Reviews

Outside Mullingar (Ustinov Studio, Bath)

Sam Yates directs the UK premiere of John Patrick Stanley’s ‘quietly exquisite’ drama

Owen McDonnell and Deidre O'Kane in Outside Mullingar
Owen McDonnell and Deidre O'Kane in Outside Mullingar
© Simon Annand

Outside Mullingar has found a more natural home at the Ustinov Studio then when it premiered on Broadway last year. For John Patrick Stanley's play is a delicate piece which captures the yearnings of love; of aches, of things left unsaid, of familial as well as romantic regret. It's a minor piece in terms of its action but the writing has a quiet beauty to it that showcases Shanley as one of America's finest writers.

Mullingar is a small village an hour outside of Dublin, isolated enough to still feel like a relic from a time long past. It's a place where the rain falls, the loneliness is stark and gloom casts a long shadow. It's clear though from the first sparring session between Anthony (Owen McDonnell) and Rosemary (Deirdre O'Kane) that the clouds will lift and the sun will rise again. For these two farmers, in the first flush of middle age, will fall into familiar romantic comedy tropes. It's a robust enough piece of writing that even as we know where it's headed we're happy to be taken for the ride.

These two are tied together in matters of inheritance. Anthony is hoping to get the family farm from his father Tony (James Hayes) who is concerned that his son is too soft to run the land and is thinking of selling it on to his nephew in America. To complicate matters further Rosemary owns a strip of land slap bang in the middle of the farm, which is going to scupper any future sale. A bit of land with childhood significance to her, Rosemary is not going to part with it for any monetary price. Only love may sort it out.

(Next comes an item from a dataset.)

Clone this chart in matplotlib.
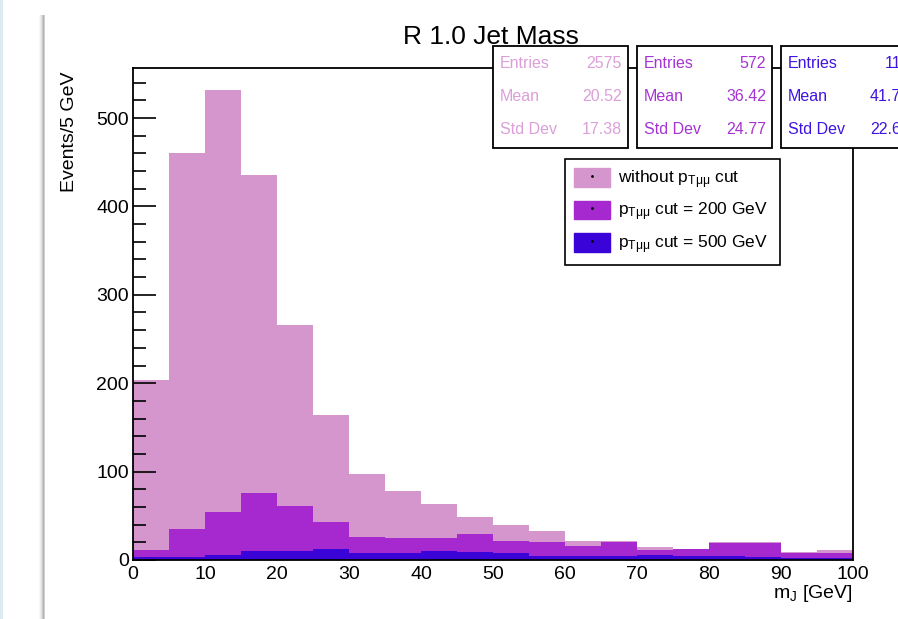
import numpy as np
import matplotlib
matplotlib.use("Agg")
from matplotlib import pyplot as plt
from matplotlib.patches import Rectangle, Patch
from matplotlib.lines import Line2D

plt.rcParams['font.family'] = ['Liberation Sans', 'DejaVu Sans']
plt.rcParams['mathtext.fontset'] = 'custom'
plt.rcParams['mathtext.rm'] = 'Liberation Sans'
plt.rcParams['mathtext.it'] = 'Liberation Sans'

# bin edges of m_J (GeV), 5 GeV bins
edges = np.arange(0, 105, 5)

# events per bin
no_cut = [204, 460, 532, 436, 266, 164, 97, 78, 63, 49, 40, 33, 21, 21, 15, 13, 20, 20, 9, 11]
cut_200 = [11, 35, 54, 76, 61, 43, 26, 25, 25, 29, 22, 20, 16, 20, 11, 12, 19, 19, 8, 8]
cut_500 = [3, 3, 6, 10, 10, 13, 8, 8, 10, 9, 8, 5, 4, 4, 6, 5, 5, 3, 2, 2]

labels = [r'without p$_{\mathrm{T}\mu\mu}$ cut',
          r'p$_{\mathrm{T}\mu\mu}$ cut = 200 GeV',
          r'p$_{\mathrm{T}\mu\mu}$ cut = 500 GeV']
colors = ['#d596cd', '#a628cf', '#3a04d8']
text_colors = ['#dc9fd8', '#a634d4', '#3f14e0']

# stats boxes (Entries, Mean, Std Dev)
stat_names = ['Entries', 'Mean', 'Std Dev']
stat_vals = [['2575', '20.52', '17.38'],
             ['572', '36.42', '24.77'],
             ['117', '41.75', '22.63']]

W, H = 898, 619
fig = plt.figure(figsize=(W / 100, H / 100), dpi=100)

def fx(px):
    return px / W

def fy(py):
    return 1 - py / H

# page background: blue strip and canvas shadow
fig.add_artist(Rectangle((0, 0), fx(3), 1, transform=fig.transFigure,
                         facecolor='#dcebf3', edgecolor='none', zorder=-5))
for i, a in enumerate([0.03, 0.07, 0.12, 0.2, 0.3, 0.18]):
    fig.add_artist(Rectangle((fx(39 + i), 0), fx(1), fy(15), transform=fig.transFigure,
                             facecolor='black', alpha=a, edgecolor='none', zorder=-4))

ax = fig.add_axes([fx(133), fy(560), fx(853) - fx(133), fy(68) - fy(560)])

for vals, c in zip([no_cut, cut_200, cut_500], colors):
    ax.stairs(vals, edges, fill=True, color=c, linewidth=0)

ax.set_xlim(0, 100)
ax.set_ylim(0, 556.6)
ax.set_yticks(np.arange(0, 501, 100))
ax.set_yticks(np.arange(0, 557, 20), minor=True)
ax.set_xticks(np.arange(0, 101, 10))
ax.tick_params(axis='y', which='major', direction='in', length=16.5, width=1.2,
               labelsize=14, pad=3)
ax.tick_params(axis='y', which='minor', direction='in', length=9.5, width=1.2)
ax.tick_params(axis='x', which='both', length=0, labelsize=14, pad=4)
for s in ax.spines.values():
    s.set_linewidth(1.3)
    s.set_zorder(5)
ax.set_axisbelow(False)

fig.text(fx(491), fy(37), 'R 1.0 Jet Mass', fontsize=19, ha='center', va='center')
fig.text(fx(70), fy(71), 'Events/5 GeV', fontsize=14, rotation=90, ha='center', va='top')
fig.text(fx(853), fy(593), r'm$_{\mathrm{J}}$ [GeV]', fontsize=14, ha='right', va='center')

# stats boxes
box_left = [493, 637, 781]
box_w = 135
for bl, vals, tc in zip(box_left, stat_vals, text_colors):
    fig.add_artist(Rectangle((fx(bl), fy(148)), fx(box_w), fy(46) - fy(148),
                             transform=fig.transFigure, facecolor='white',
                             edgecolor='black', linewidth=1.3, zorder=10))
    for k, (name, v) in enumerate(zip(stat_names, vals)):
        yy = fy(64 + 32.5 * k)
        fig.text(fx(bl + 7), yy, name, color=tc, fontsize=11.5, ha='left', va='center', zorder=11)
        fig.text(fx(bl + box_w - 6), yy, v, color=tc, fontsize=11.5, ha='right', va='center', zorder=11)

# legend
handles = [(Patch(facecolor=c, edgecolor=c),
            Line2D([], [], marker='.', color='black', markersize=2, linestyle='none'))
           for c in colors]
leg = ax.legend(handles, labels, loc='upper left',
                bbox_to_anchor=(fx(565), fy(160), fx(780) - fx(565), 0.001),
                bbox_transform=fig.transFigure, mode='expand',
                fontsize=12.5, frameon=True, fancybox=False, framealpha=1,
                edgecolor='black', handlelength=2.1, handleheight=1.27,
                labelspacing=0.56, borderpad=0.5, handletextpad=0.45,
                borderaxespad=0)
leg.get_frame().set_linewidth(1.2)
leg.set_zorder(12)

fig.savefig('out.png', dpi=100)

McDonnell and O'Kane spar like a latter day Beatrice and Benedick, but there is clear hurt in both their lives. McDonnell is all hangdog boyishness, a sensitive soul, still pining for a lost teenage love and too scared to reveal his secret that made her run. O'Kane is sturdier, a women made tough on years of waiting for her man and not prepared to wait any longer. Hayes as the cranky father who, in a moving latter scene, as he sits dying, reveals the moment he fell in love with his wife and mother of his child. The writing is so quietly exquisite and the performance so full of love and regret that one forgets to breathe; there is nothing else here that quite reaches this height in Sam Yates's thoughtful production, but it's worth the admission on its own.

The ending may be a little too saccharine for some but for those of us who believe in love in all its form it's resolutely satisfying. The little gasp that falls out of O'Kane's mouth encapsulates all the years of yearning and loneliness and hope for the future to come. The sun has finally come out in Mullingar.